Records from a dataset:
####################
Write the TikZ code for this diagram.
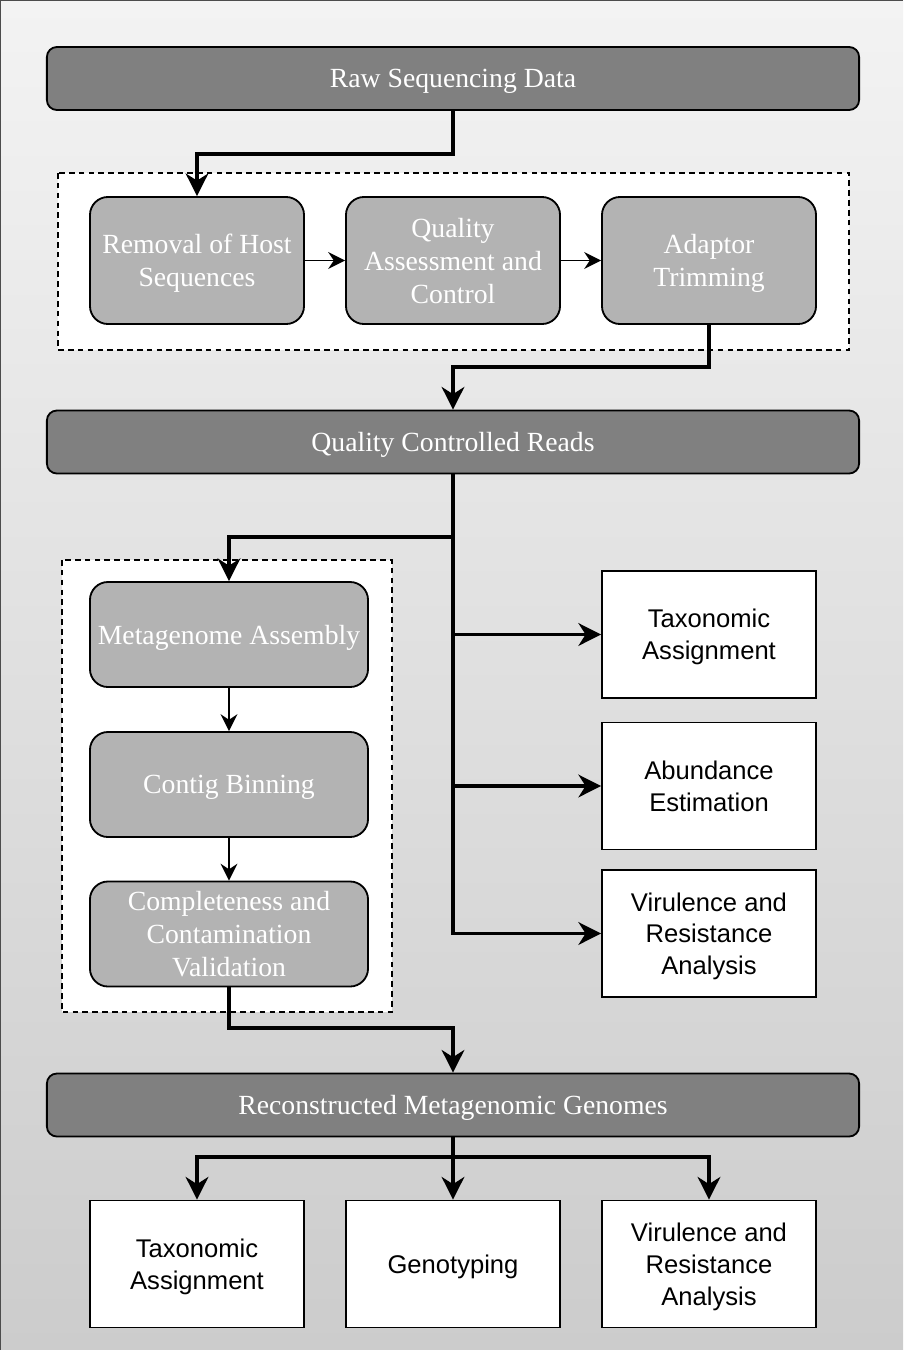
\documentclass[tikz,border=0pt]{standalone}
\usepackage{fontspec}
\setmainfont{Liberation Serif}
\setsansfont{Liberation Sans}
\usetikzlibrary{arrows.meta}
\definecolor{faixacinza}{HTML}{808080}
\definecolor{etapacinza}{HTML}{B3B3B3}
\definecolor{fundotopo}{HTML}{F3F3F3}
\definecolor{fundobase}{HTML}{CCCCCC}

\begin{document}
\begin{tikzpicture}[x=0.025cm, y=-0.025cm,
	faixa/.style={draw=black, line width=1.3pt, fill=faixacinza, rounded corners=0.25cm, minimum width=20.3cm, minimum height=1.575cm, inner sep=0pt, text depth=0pt, text=white, font={\fontsize{19.7}{23.4}\selectfont}},
	etapa/.style={draw=black, line width=1.3pt, fill=etapacinza, rounded corners=0.45cm, minimum width=5.35cm, minimum height=3.175cm, inner sep=0pt, text depth=0pt, align=center, text=white, font={\fontsize{19.7}{23.4}\selectfont}},
	etapalonga/.style={etapa, minimum width=6.95cm, minimum height=2.625cm},
	analise/.style={draw=black, line width=1.3pt, fill=white, minimum width=5.35cm, minimum height=3.175cm, inner sep=0pt, text depth=0pt, align=center, font={\sffamily\fontsize{18.2}{22.6}\selectfont}},
	grupo/.style={draw=black, line width=1pt, dash pattern=on 4pt off 3pt, fill=white},
	grossa/.style={line width=2.8pt, -{Stealth[length=16pt, width=16pt, inset=5pt]}},
	fina/.style={line width=1.4pt, -{Stealth[length=12pt, width=12pt, inset=4pt]}}]
					%Fundo
				\useasboundingbox (0,0) rectangle (903,1350);
				\shade[top color=fundotopo, bottom color=fundobase] (0,0) rectangle (903,1350); %Degradê do fundo
				\draw[line width=1.5pt, black!70] (0,1350) -- (0,0) -- (903,0); %Moldura
					%Grupos tracejados
				\draw[grupo] (58,173) rectangle (849,350); %Pré-processamento
				\draw[grupo] (62,560) rectangle (392,1012); %Montagem
					%Faixas
				\node[faixa] (raw) at (453,78.5) {Raw Sequencing Data};
				\node[faixa] (qcr) at (453,442) {Quality Controlled Reads};
				\node[faixa] (rmg) at (453,1105) {Reconstructed Metagenomic Genomes};
					%Pré-processamento
				\node[etapa] (host) at (197,260.5) {Removal of Host\\Sequences};
				\node[etapa] (qual) at (453,260.5) {Quality\\Assessment and\\Control};
				\node[etapa] (adapt) at (709,260.5) {Adaptor\\Trimming};
					%Montagem
				\node[etapalonga] (assem) at (229,634.5) {Metagenome Assembly};
				\node[etapalonga] (binning) at (229,784.5) {Contig Binning};
				\node[etapalonga] (valid) at (229,934) {Completeness and\\Contamination\\Validation};
					%Análises das leituras
				\node[analise] (taxo) at (709,634.5) {Taxonomic\\Assignment};
				\node[analise] (abund) at (709,786) {Abundance\\Estimation};
				\node[analise] (viru) at (709,933.5) {Virulence and\\Resistance\\Analysis};
					%Análises dos genomas
				\node[analise] (taxog) at (197,1264) {Taxonomic\\Assignment};
				\node[analise] (geno) at (453,1264) {Genotyping};
				\node[analise] (virug) at (709,1264) {Virulence and\\Resistance\\Analysis};
					%Conexões
				\draw[grossa] (raw.south) -- ++(0,43) -| (host.north); %Dados brutos para remoção
				\draw[fina] (host) -- (qual);
				\draw[fina] (qual) -- (adapt);
				\draw[grossa] (adapt.south) -- ++(0,42) -| (qcr.north); %Aparagem para leituras
				\draw[grossa] (qcr.south) -- ++(0,63) -| (assem.north); %Leituras para montagem
				\draw[grossa] (qcr.south) |- (viru.west); %Tronco das análises
				\draw[grossa] (qcr.south |- taxo.west) -- (taxo.west);
				\draw[grossa] (qcr.south |- abund.west) -- (abund.west);
				\draw[fina] (assem) -- (binning);
				\draw[fina] (binning) -- (valid);
				\draw[grossa] (valid.south) -- ++(0,41) -| (rmg.north); %Validação para genomas
				\draw[grossa] (rmg.south) -- ++(0,20) coordinate (ramo) -| (taxog.north); %Genomas para análises
				\draw[grossa] (ramo) -| (virug.north);
				\draw[grossa] (rmg.south) -- (geno.north);
\end{tikzpicture}
\end{document}
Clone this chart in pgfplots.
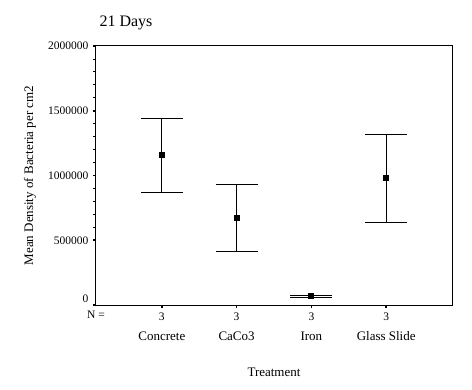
\documentclass[border=0pt]{standalone}
\usepackage{fontspec}
\setmainfont{Liberation Serif}
\usepackage{pgfplots}
\pgfplotsset{compat=1.18}
\begin{document}
\begin{tikzpicture}[x=1pt,y=1pt]
\useasboundingbox (0,0) rectangle (472,389);
\begin{axis}[
  at={(96pt,84pt)}, anchor=south west,
  scale only axis, width=356pt, height=259pt,
  xmin=0.12, xmax=4.88, ymin=0, ymax=2000000,
  axis line style={line width=1pt},
  tick align=outside,
  xtick={1,2,3,4}, xticklabels={3,3,3,3},
  xtick pos=bottom, ytick pos=left,
  ytick={500000,1000000,1500000,2000000},
  extra y ticks={0},
  extra y tick style={yticklabel style={yshift=6pt}},
  minor y tick num=4,
  major tick length=3pt, minor tick length=2.5pt,
  major tick style={line width=1.6pt, black},
  minor tick style={line width=0.8pt, black},
  scaled y ticks=false,
  /pgf/number format/.cd, fixed, 1000 sep={}, assume math mode=true,
  /pgfplots/.cd,
  tick label style={font=\fontsize{11.5}{13}\selectfont},
  yticklabel style={xshift=-1pt},
  xticklabel style={yshift=-1pt},
  ylabel={Mean Density of Bacteria per cm2},
  every axis y label/.style={at={(axis description cs:0,0.5)}, xshift=-66pt, rotate=90, anchor=center, font=\fontsize{13}{15}\selectfont},
  xlabel={Treatment},
  every axis x label/.style={at={(axis description cs:0.5,0)}, yshift=-67pt, anchor=center, font=\fontsize{13}{15}\selectfont},
  clip=false,
]
\addplot[black, line width=1pt, only marks, mark=square*, mark size=2.5pt,
  error bars/.cd, y dir=both, y explicit,
  error bar style={line width=1pt, black},
  error mark options={rotate=90, mark size=21pt, line width=1pt, black}]
  coordinates {
  (1,1155000) += (0,285000) -= (0,288000)
  (2,668000) += (0,261000) -= (0,258000)
  (3,67000) += (0,10000) -= (0,10000)
  (4,983000) += (0,333000) -= (0,348000)
  };
\node[font=\fontsize{13}{15}\selectfont, anchor=center] at (axis cs:1,0) [yshift=-31pt] {Concrete};
\node[font=\fontsize{13}{15}\selectfont, anchor=center] at (axis cs:2,0) [yshift=-31pt] {CaCo3};
\node[font=\fontsize{13}{15}\selectfont, anchor=center] at (axis cs:3,0) [yshift=-31pt] {Iron};
\node[font=\fontsize{13}{15}\selectfont, anchor=center] at (axis cs:4,0) [yshift=-31pt] {Glass Slide};
\node[font=\fontsize{11.5}{13}\selectfont, anchor=center] at (rel axis cs:0,0) [yshift=-10pt] {N =};
\node[font=\fontsize{16}{18}\selectfont, anchor=base west] at (rel axis cs:0,1) [yshift=19pt] {21 Days};
\end{axis}
\end{tikzpicture}
\end{document}
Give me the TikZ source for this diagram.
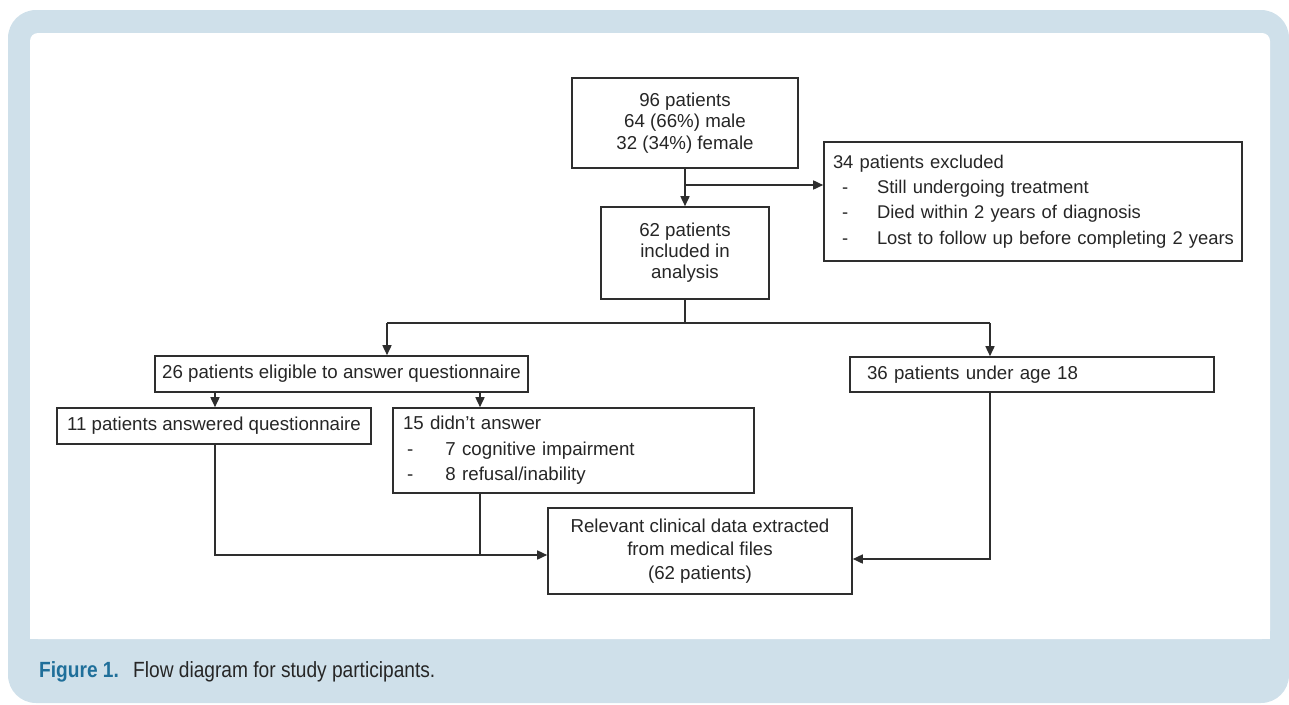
\documentclass[tikz,border=0pt]{standalone}
\usepackage{fontspec}
\setmainfont{Liberation Sans}
\newfontfamily\capfont[FakeStretch=0.87]{Liberation Sans}
\usetikzlibrary{arrows.meta}
\definecolor{frame}{HTML}{CFE0EA}
\definecolor{linec}{HTML}{2E2E2E}
\definecolor{capblue}{HTML}{1F6F9A}
\definecolor{txt}{HTML}{262626}
\begin{document}
\begin{tikzpicture}[x=1pt,y=-1pt,
  box/.style={draw=linec,line width=1.6pt,inner sep=0pt,text=txt,font=\fontsize{18.7}{21.5}\selectfont},
  cbox/.style={box,align=center},
  lbox/.style={box,align=left},
  arr/.style={draw=linec,line width=1.6pt,-{Triangle[length=10pt,width=9pt]}},
  ln/.style={draw=linec,line width=1.6pt}]
\useasboundingbox (0,0) rectangle (1289,704);
\fill[frame,rounded corners=28pt] (8,10) rectangle (1289,703);
\fill[white,rounded corners=8pt] (30,33) rectangle (1270,639);
\fill[white] (30,600) rectangle (1270,639);

\node[cbox,minimum width=226pt,minimum height=90pt] (top) at (685,123) {96 patients\\64 (66\%) male\\32 (34\%) female};
\node[lbox,text width=400pt,inner xsep=9pt,minimum height=119pt,font=\fontsize{18.4}{25.3}\selectfont] (excl) at (1033,201.5)
 {\mbox{34 patients excluded}\\
  \mbox{\hspace*{9pt}\makebox[35pt][l]{-}Still undergoing treatment}\\
  \mbox{\hspace*{9pt}\makebox[35pt][l]{-}Died within 2 years of diagnosis}\\
  \mbox{\hspace*{9pt}\makebox[35pt][l]{-}Lost to follow up before completing 2 years}};
\node[cbox,minimum width=168pt,minimum height=92pt,font=\fontsize{18.7}{21}\selectfont] (incl) at (685,253) {62 patients\\included in\\analysis};
\node[cbox,minimum width=373pt,minimum height=36pt] (elig) at (341.5,374) {26 patients eligible to answer questionnaire};
\node[lbox,text width=330pt,inner xsep=17pt,minimum height=35pt] (under) at (1032,374.5) {36 patients under age 18};
\node[cbox,minimum width=314pt,minimum height=36pt] (ans) at (214,426) {11 patients answered questionnaire};
\node[lbox,text width=341pt,inner xsep=10pt,minimum height=85pt,font=\fontsize{18.7}{25.5}\selectfont] (didnt) at (573.5,450.5)
 {15 didn't answer\\
  \hspace*{4pt}\makebox[38.5pt][l]{-}7 cognitive impairment\\
  \hspace*{4pt}\makebox[38.5pt][l]{-}8 refusal/inability};
\node[cbox,minimum width=304pt,minimum height=86pt,font=\fontsize{18.7}{23.5}\selectfont] (final) at (700,551) {Relevant clinical data extracted\\from medical files\\(62 patients)};

\node[anchor=base west,inner sep=0pt,font=\capfont\bfseries\fontsize{22}{26}\selectfont,text=capblue] (cap1) at (39,677) {Figure 1.};
\node[anchor=base west,inner sep=0pt,font=\capfont\fontsize{22}{26}\selectfont,text=txt] (cap2) at (133,677) {Flow diagram for study participants.};

\coordinate (j1) at (685,185);
\draw[arr] (top.south) -- (incl.north);
\draw[arr] (j1) -- (j1 -| excl.west);
\coordinate (j2) at (685,323);
\coordinate (j2l) at (387,323);
\coordinate (j2r) at (990,323);
\draw[ln] (incl.south) -- (j2);
\draw[ln] (j2l) -- (j2r);
\draw[arr] (j2l) -- (j2l |- elig.north);
\draw[arr] (j2r) -- (j2r |- under.north);
\coordinate (ea) at (215,0);
\coordinate (eb) at (480,0);
\draw[arr] (ea |- elig.south) -- (ea |- ans.north);
\draw[arr] (eb |- elig.south) -- (eb |- didnt.north);
\coordinate (m1) at (215,555);
\coordinate (m2) at (480,555);
\coordinate (m3) at (990,559);
\draw[arr] (m1 |- ans.south) -- (m1) -- (m1 -| final.west);
\draw[ln] (m2 |- didnt.south) -- (m2);
\draw[arr] (m3 |- under.south) -- (m3) -- (m3 -| final.east);
\end{tikzpicture}
\end{document}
####################
EXERCISE: Filter for "this". Return all lines that hold it.

RESULT OF THE EXERCISE:
Write the TikZ code for this diagram.
Clone this chart in pgfplots.
Give me the TikZ source for this diagram.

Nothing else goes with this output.